An der Wand ein von einer Dame berittener Vogel Strauss im Grossformat, dessen ungelenke Form und Einsatz in Wettrennen ihn schon immer entzückt hat. Gegenüber das bezaubernde kleine Porträt von Madame Carina, wie sie in sich hinein lächelt mit geschlossenen und dennoch zwinkernden Augen. Woran denkt sie wohl, worüber lächelt sie so für sich hin? Da packt es den Bildbetrachter, sodass er wie Tamino in Mozarts Zauberflöte ausrufen möchte: «dies Bildnis ist bezaubernd schön!»

Die zahlreichen Porträts zeugen von Jörgs Liebe zum Menschen. Diese sind nicht nur rationale Wesen, sie sind vielmehr ständigen, schwankenden Stimmungen unterworfen; sie sind betrübt, beherzt, zornig, verliebt, vergnügt…Wie etwas auf die Fläche der Leinwand bannen,  das sich im Innern abspielt und sich ständig wandelt? Sogar der verlassene Korbstuhl zeugt von diesem Interesse: er erwartet jemanden. Der farbige Glanz des Stofflichen, die Lichtflecken, die sich im Geflecht verfangen, offenbaren die grosse Lust am Malen.

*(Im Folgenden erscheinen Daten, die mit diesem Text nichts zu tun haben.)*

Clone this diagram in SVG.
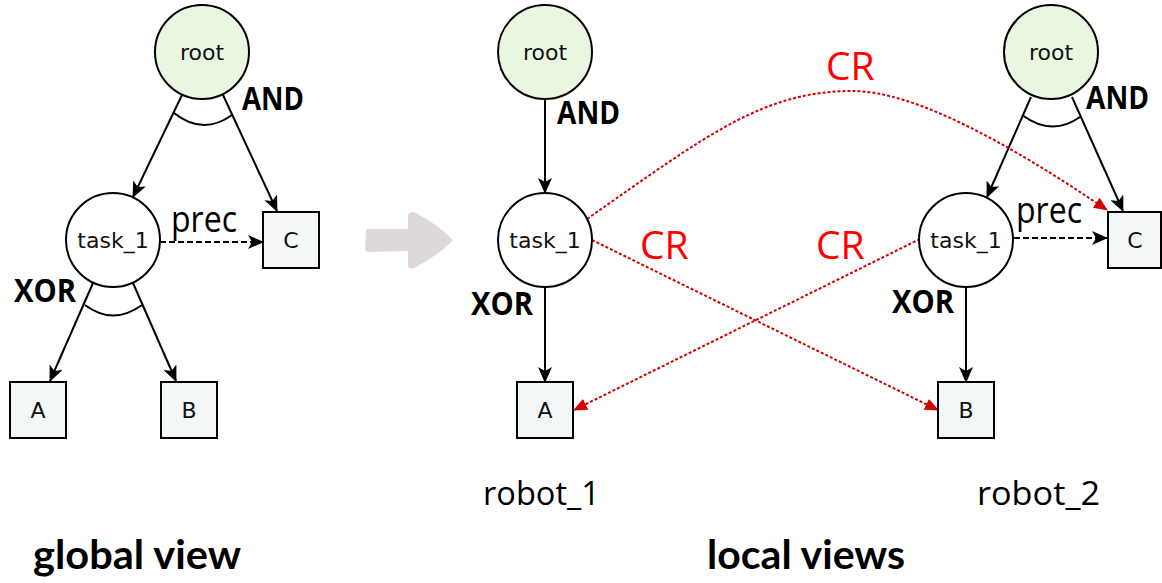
<svg xmlns="http://www.w3.org/2000/svg" width="1162" height="583" viewBox="0 0 1162 583">
<defs>
<style>
.circ{stroke:#000;stroke-width:2}
.root{fill:#E9F7E1}
.task{fill:#FFFFFF}
.box{fill:#F3F7F8;stroke:#000;stroke-width:2}
.nt{font-family:"DejaVu Sans",sans-serif;font-size:22px;fill:#111;text-anchor:middle}
.op{font-family:"Open Sans",sans-serif;font-weight:bold;font-size:33px;fill:#000}
.prec{font-family:"Open Sans",sans-serif;font-size:37px;fill:#000}
.cr{font-family:"Open Sans",sans-serif;font-size:39px;fill:#FF0000}
.rob{font-family:"Open Sans",sans-serif;font-size:33px;fill:#000}
.title{font-family:Lato,sans-serif;font-weight:bold;font-size:40px;fill:#000}
.edge{stroke:#000;stroke-width:2;fill:none}
.dash{stroke:#000;stroke-width:2;fill:none;stroke-dasharray:6 3}
.red{stroke:#D40000;stroke-width:2;fill:none;stroke-dasharray:3 2}
.arc{stroke:#000;stroke-width:2;fill:none}
</style>
<marker id="ah" viewBox="0 0 16 14" refX="15" refY="7" markerWidth="16" markerHeight="14" markerUnits="userSpaceOnUse" orient="auto">
<path d="M0,0 L16,7 L0,14 L4,7 Z" fill="#000"/>
</marker>
<marker id="ahr" viewBox="0 0 14 12" refX="13" refY="6" markerWidth="14" markerHeight="12" markerUnits="userSpaceOnUse" orient="auto">
<path d="M0,0 L14,6 L0,12 Z" fill="#D40000"/>
</marker>
</defs>
<rect width="1162" height="583" fill="#FFFFFF"/>

<g id="connectors">
<line class="edge" x1="182" y1="95" x2="133" y2="197" marker-end="url(#ah)"/>
<line class="edge" x1="223" y1="95" x2="277" y2="211" marker-end="url(#ah)"/>
<path class="arc" d="M174,113 Q203,136 232,115"/>
<line class="edge" x1="93" y1="283" x2="50" y2="381" marker-end="url(#ah)"/>
<line class="edge" x1="133" y1="283" x2="176" y2="381" marker-end="url(#ah)"/>
<path class="arc" d="M85,305 Q113,326 142,305"/>
<line class="dash" x1="160" y1="242" x2="263" y2="242" marker-end="url(#ah)"/>
<line class="edge" x1="545" y1="99" x2="545" y2="193" marker-end="url(#ah)"/>
<line class="edge" x1="545" y1="287" x2="545" y2="382" marker-end="url(#ah)"/>
<line class="edge" x1="1031" y1="97" x2="987" y2="197" marker-end="url(#ah)"/>
<line class="edge" x1="1072" y1="97" x2="1123" y2="211" marker-end="url(#ah)"/>
<path class="arc" d="M1022,115 Q1052,137 1080,117"/>
<line class="edge" x1="966" y1="287" x2="966" y2="382" marker-end="url(#ah)"/>
<line class="dash" x1="1014" y1="238" x2="1107" y2="238" marker-end="url(#ah)"/>
<path class="red" d="M587,219 C707,135 763,91 853,91 C913,91 1007,142 1107,210" marker-end="url(#ahr)"/>
<line class="red" x1="592" y1="240" x2="938" y2="410" marker-end="url(#ahr)"/>
<line class="red" x1="920" y1="239" x2="574" y2="410" marker-end="url(#ahr)"/>
</g>

<g id="g-root">
<circle class="circ root" cx="202" cy="52" r="47"/>
<text class="nt" x="202" y="60">root</text>
</g>
<g id="g-task1">
<circle class="circ task" cx="113" cy="240" r="47"/>
<text class="nt" x="113" y="248">task_1</text>
</g>
<g id="g-C">
<rect class="box" x="263" y="212" width="56" height="56"/>
<text class="nt" x="291" y="248">C</text>
</g>
<g id="g-A">
<rect class="box" x="10" y="382" width="56" height="56"/>
<text class="nt" x="38" y="418">A</text>
</g>
<g id="g-B">
<rect class="box" x="161" y="382" width="56" height="56"/>
<text class="nt" x="189" y="418">B</text>
</g>

<g id="r1-root">
<circle class="circ root" cx="545" cy="52" r="47"/>
<text class="nt" x="545" y="60">root</text>
</g>
<g id="r1-task1">
<circle class="circ task" cx="545" cy="240" r="47"/>
<text class="nt" x="545" y="248">task_1</text>
</g>
<g id="r1-A">
<rect class="box" x="517" y="382" width="56" height="56"/>
<text class="nt" x="545" y="418">A</text>
</g>

<g id="r2-root">
<circle class="circ root" cx="1051" cy="52" r="47"/>
<text class="nt" x="1051" y="60">root</text>
</g>
<g id="r2-task1">
<circle class="circ task" cx="966" cy="240" r="47"/>
<text class="nt" x="966" y="248">task_1</text>
</g>
<g id="r2-C">
<rect class="box" x="1108" y="212" width="53" height="56"/>
<text class="nt" x="1135" y="248">C</text>
</g>
<g id="r2-B">
<rect class="box" x="938" y="382" width="56" height="56"/>
<text class="nt" x="966" y="418">B</text>
</g>

<g id="labels">
<text class="op" x="242" y="110" textLength="62" lengthAdjust="spacingAndGlyphs">AND</text>
<text class="op" x="14" y="302" textLength="62" lengthAdjust="spacingAndGlyphs">XOR</text>
<text class="prec" x="171" y="232" textLength="66" lengthAdjust="spacingAndGlyphs">prec</text>
<text class="op" x="557" y="124" textLength="63" lengthAdjust="spacingAndGlyphs">AND</text>
<text class="op" x="471" y="315" textLength="62" lengthAdjust="spacingAndGlyphs">XOR</text>
<text class="op" x="1086" y="109" textLength="63" lengthAdjust="spacingAndGlyphs">AND</text>
<text class="op" x="892" y="313" textLength="62" lengthAdjust="spacingAndGlyphs">XOR</text>
<text class="prec" x="1016" y="223" textLength="66" lengthAdjust="spacingAndGlyphs">prec</text>
<text class="cr" x="826" y="80">CR</text>
<text class="cr" x="640" y="259">CR</text>
<text class="cr" x="816" y="259">CR</text>
<text class="rob" x="483" y="505" textLength="117" lengthAdjust="spacingAndGlyphs">robot_1</text>
<text class="rob" x="977" y="505" textLength="123" lengthAdjust="spacingAndGlyphs">robot_2</text>
<text class="title" x="33" y="569" textLength="208" lengthAdjust="spacingAndGlyphs">global view</text>
<text class="title" x="707" y="569" textLength="198" lengthAdjust="spacingAndGlyphs">local views</text>
</g>

<path id="transition-arrow" d="M366,232 Q365,229 369,229 L408,229 L408,215 Q410,210 416,213 Q440,226 453,240 Q440,254 416,267 Q409,271 408,265 L408,251 L369,252 Q365,252 365,248 Z" fill="#DFD8D9"/>
</svg>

Die Tierstücke, die Katzen und Hunde, welche die Porträts oft begleiten, unterstreichen ihr enges Bündnis mit den Personen. Frühmorgens, noch vor den Öffnungszeiten, hat Jörg jeweils die 2018 verstorbene Goma, das erste in Europa geborene Gorillakind, im Basler Zoo aufgesucht und gezeichnet. Sie kannten einander; Goma begrüsste ihn jeweils am Gitter. Kamen andere Besucher hinzu, kehrte sie ihnen den Rücken.

Die zahlreichen Selbstbildnisse bedienen alle Lebensphasen, von den turbulenten Lehrjahren bis zu den stillen Metamorphosen des Alterns. Der diskrete Charme dieses Aussenseiters leuchtet weiter. Das letzte Selbstporträt liegt schon einige Jahre zurück, Zeit für ein neues. Das elektrische Licht ist vorhanden, der Spiegel an der Wand bereit, das Bild gottähnlich, nicht gottgleich, eben ein Ebenbild.